The quantities UDF_ELM_TURBULENCE_Y and UDF_ELM_TURBULENCE_YPLUS are based on the distance to the nearest turbulence wall. These are defined by TURBULENCE_WALL and SIMPLE_BOUNDARY_CONDITION type=wall commands. UDF_ELM_TURBULENCE_YPLUS also uses the shear at these walls.

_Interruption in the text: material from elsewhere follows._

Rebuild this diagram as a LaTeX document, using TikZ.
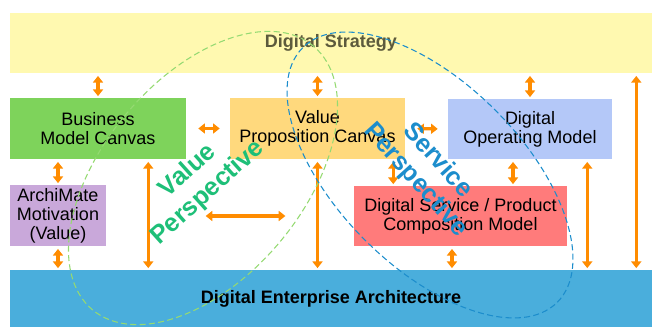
\documentclass[tikz,border=0pt]{standalone}
\usepackage{fontspec}
\setmainfont{Liberation Sans}
\usetikzlibrary{arrows.meta}
\definecolor{stratyellow}{HTML}{FFF9B0}
\definecolor{stratgray}{HTML}{5C5A3C}
\definecolor{bmcgreen}{HTML}{7ED35B}
\definecolor{vpcyellow}{HTML}{FFD97D}
\definecolor{domblue}{HTML}{B4C8F8}
\definecolor{motivpurple}{HTML}{C9A8DA}
\definecolor{dsred}{HTML}{FF7B7B}
\definecolor{deablue}{HTML}{4AAEDC}
\definecolor{arrorange}{HTML}{FF8C00}
\definecolor{vpgreen}{HTML}{1EBF78}
\definecolor{vpdash}{HTML}{95DA72}
\definecolor{spblue}{HTML}{1C8DCC}

\begin{document}
\begin{tikzpicture}[x=0.75pt, y=0.75pt,
    box/.style={rectangle, inner sep=0pt, align=center, font=\fontsize{13.5}{14.25}\selectfont},
    band/.style={rectangle, inner sep=0pt, minimum width=481.5pt, font=\bfseries\fontsize{13.5}{14.25}\selectfont},
    arr/.style={draw=arrorange, line width=2.4pt, {Triangle[width=7.5pt,length=5pt]}-{Triangle[width=7.5pt,length=5pt]}, shorten <=2pt, shorten >=1.2pt},
    harr/.style={arr, shorten <=9pt, shorten >=7.5pt},
    persp/.style={font=\bfseries\fontsize{19}{22}\selectfont, align=center},
    ]
    \useasboundingbox (0,0) rectangle (652,327);
    \node[band, fill=stratyellow, minimum height=45pt, text=stratgray] (strategy) at (331,284) {Digital Strategy};
    \node[band, fill=deablue, minimum height=42.75pt] (dea) at (331,28.5) {Digital Enterprise Architecture};
    \node[box, fill=bmcgreen, minimum width=132pt, minimum height=45.75pt] (bmc) at (98,198.5) {Business\\Model Canvas};
    \node[box, fill=vpcyellow, minimum width=131.25pt, minimum height=45.75pt] (vpc) at (317.5,198.5) {Value\\Proposition Canvas};
    \node[box, fill=domblue, minimum width=123pt, minimum height=45pt] (dom) at (530,198) {Digital\\Operating Model};
    \node[box, fill=motivpurple, minimum width=72pt, minimum height=45.75pt] (motiv) at (58,111.5) {ArchiMate\\Motivation\\(Value)};
    \node[box, fill=dsred, minimum width=159.75pt, minimum height=45pt] (dspcm) at (460.5,111) {Digital Service / Product\\Composition Model};
    \coordinate (midl) at (203,111);
    \coordinate (midr) at (287,111);

    \draw[arr] (strategy.south -| bmc.north) -- (bmc.north);
    \draw[arr] (strategy.south -| vpc.north) -- (vpc.north);
    \draw[arr] (strategy.south -| dom.north) -- (dom.north);
    \draw[arr] ([xshift=-12pt]strategy.south east) -- ([xshift=-12pt]strategy.south east |- dea.north);
    \draw[harr] (bmc.east) -- (vpc.west);
    \draw[harr] (vpc.east) -- (dom.west);
    \draw[arr] (bmc.south -| motiv.north) -- (motiv.north);
    \draw[arr] (motiv.south) -- (motiv.south |- dea.north);
    \draw[arr] ([xshift=-28.5pt]bmc.south east) -- ([xshift=-28.5pt]bmc.south east |- dea.north);
    \draw[arr] (midl) -- (midr);
    \draw[arr] (vpc.south) -- (vpc.south |- dea.north);
    \draw[arr] ([xshift=-9pt]vpc.south east) -- ([xshift=-9pt]vpc.south east |- dspcm.north);
    \draw[arr] ([xshift=-12.75pt]dom.south) -- ([xshift=-12.75pt]dom.south |- dspcm.north);
    \draw[arr] ([xshift=-18.75pt]dom.south east) -- ([xshift=-18.75pt]dom.south east |- dea.north);
    \draw[arr] ([xshift=-6.4pt]dspcm.south) -- ([xshift=-6.4pt]dspcm.south |- dea.north);

    \draw[vpdash, line width=0.8pt, dash pattern=on 4.5pt off 2.5pt] (203,149) ellipse [x radius=129pt, y radius=75pt, rotate=50];
    \draw[spblue, line width=0.8pt, dash pattern=on 4.5pt off 2.5pt] (430,152) ellipse [x radius=135pt, y radius=69pt, rotate=-45];

    \node[persp, text=vpgreen, rotate=42] (vp) at (198,145) {Value\\Perspective};
    \node[persp, text=spblue, rotate=-48] (sp) at (426.5,156.5) {Service\\Perspective};
  \end{tikzpicture}
\end{document}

The data for these two quantities are current (computed at the end of each stagger) while the other quantities are computed only at the end of each time step.

Errors

  • This routine expects a valid udfHd.
  • This routine may only be called within a Body Force, Material Model or Component Model user function.
  • dataName must be one of the values given above.
  • The problem must contain the equation associated with the requested data.